Find a Community Garden: If you don’t have space to grow a garden at home, consider using containers to plant crops such as herbs, lettuce or tomatoes or finding a community garden. 

New Leaf Community Garden has community garden space available in Coweta County. The nonprofit organization, which is located off Salbide Ave. in downtown Newnan, allows local residents to lease raised beds. Each box is $85 for the full year. Then, the lease will need to be renewed. All gardeners are welcome, regardless of their level of experience.

The boxes, which are made of cedar wood, measure 4 feet by 8 feet by 10 inches. Individuals leasing a bed will need to provide their own supplies, such as soil, soil amendments, compost, seedlings and plants. Since some boxes already have soil from previous use, gardeners might only need to add soil amendments. 

Gardeners will be given a list of guidelines to follow for every raised bed, including a strict no chemical or pesticide rule, to maintain the garden’s standard of being as natural and organic as possible.

To help further the garden’s mission of educating, feeding and nourishing the people of Newnan through a sustainable community garden, each gardener is asked to join one of the following groups: composting, watering/harvesting, grounds keeping and mentoring. 

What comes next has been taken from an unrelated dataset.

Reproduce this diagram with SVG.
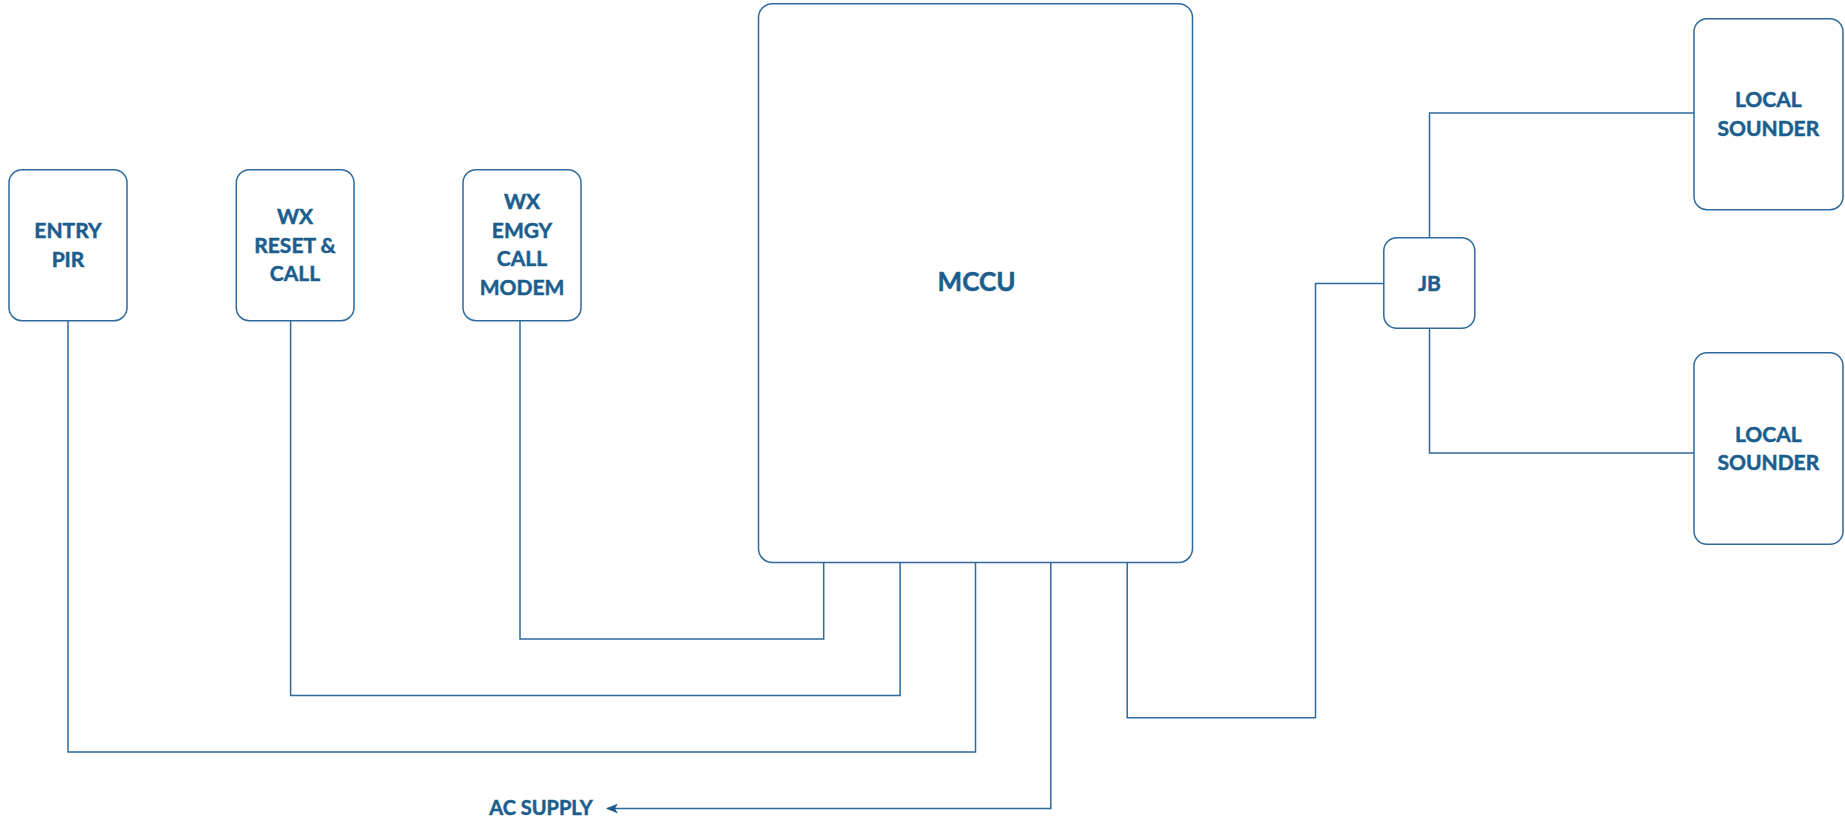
<svg xmlns="http://www.w3.org/2000/svg" width="1845" height="821" viewBox="0 0 1845 821">
<style>
.box{fill:#fff;stroke:#2E6A9C;stroke-width:1.5}
.t{font-family:Lato,"Open Sans","Liberation Sans",sans-serif;font-weight:700;font-size:21px;fill:#1B5E8E;stroke:#1B5E8E;stroke-width:0.5;text-anchor:middle}
.big{font-size:26px}
.ln{fill:none;stroke:#2E6A9C;stroke-width:1.5}
</style>
<defs>
<marker id="ah" markerWidth="12" markerHeight="10" refX="11" refY="5" orient="auto" markerUnits="userSpaceOnUse">
<path d="M0,0 L12,5 L0,10 L3,5 Z" fill="#1B5E8E"/>
</marker>
</defs>
<g id="connectors">
<polyline class="ln" points="68,320.7 68,752 975.5,752 975.5,562.5"/>
<polyline class="ln" points="290.6,320.7 290.6,695.4 900.1,695.4 900.1,562.5"/>
<polyline class="ln" points="520,320.7 520,639 823.7,639 823.7,562.5"/>
<polyline class="ln" points="1050.8,562.5 1050.8,808.5 607,808.5" marker-end="url(#ah)"/>
<polyline class="ln" points="1127.2,562.5 1127.2,717.8 1315.5,717.8 1315.5,283.5 1383.8,283.5"/>
<polyline class="ln" points="1429.5,237.7 1429.5,113 1694,113"/>
<polyline class="ln" points="1429.5,328.3 1429.5,453 1694,453"/>
</g>
<g id="entry-pir">
<rect class="box" x="9" y="169.7" width="118" height="151" rx="13"/>
<text class="t" x="68" y="238.3">ENTRY</text>
<text class="t" x="68" y="266.7">PIR</text>
</g>
<g id="wx-reset-call">
<rect class="box" x="236.3" y="169.7" width="117.7" height="151" rx="13"/>
<text class="t" x="295" y="224.3">WX</text>
<text class="t" x="295" y="252.7">RESET &amp;</text>
<text class="t" x="295" y="280.7">CALL</text>
</g>
<g id="wx-emgy-call-modem">
<rect class="box" x="463" y="169.7" width="118" height="151" rx="13"/>
<text class="t" x="522" y="209">WX</text>
<text class="t" x="522" y="237.5">EMGY</text>
<text class="t" x="522" y="266.2">CALL</text>
<text class="t" x="522" y="295">MODEM</text>
</g>
<g id="mccu">
<rect class="box" x="758.5" y="3.7" width="434" height="558.8" rx="14"/>
<text class="t big" x="976.5" y="290.7">MCCU</text>
</g>
<g id="jb">
<rect class="box" x="1383.8" y="237.7" width="91" height="90.6" rx="13"/>
<text class="t" x="1429.5" y="291">JB</text>
</g>
<g id="local-sounder-1">
<rect class="box" x="1694" y="18.7" width="149" height="191" rx="13"/>
<text class="t" x="1768.3" y="106.7">LOCAL</text>
<text class="t" x="1768.3" y="136">SOUNDER</text>
</g>
<g id="local-sounder-2">
<rect class="box" x="1694" y="352.7" width="149" height="191.6" rx="13"/>
<text class="t" x="1768.3" y="441.7">LOCAL</text>
<text class="t" x="1768.3" y="470">SOUNDER</text>
</g>
<g id="ac-supply">
<text class="t" x="541" y="814.7" style="font-size:20px">AC SUPPLY</text>
</g>
</svg>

For more information, visit http://www.newleafcommunitygarden.com/ or email [email protected] to lease a raised bed.

Shop Local Produce Stands

One of the most popular produce stands locally is The Veggie Patch Produce Market, located at 1502 Hwy. 29 North at the Hal Jones Road Roundabout. They carry fresh local produce which includes a variety of fruits and vegetables, eggs, Amish butter, local honey, jams and jellies, boiled peanuts and even plants, pumpkins and Christmas trees.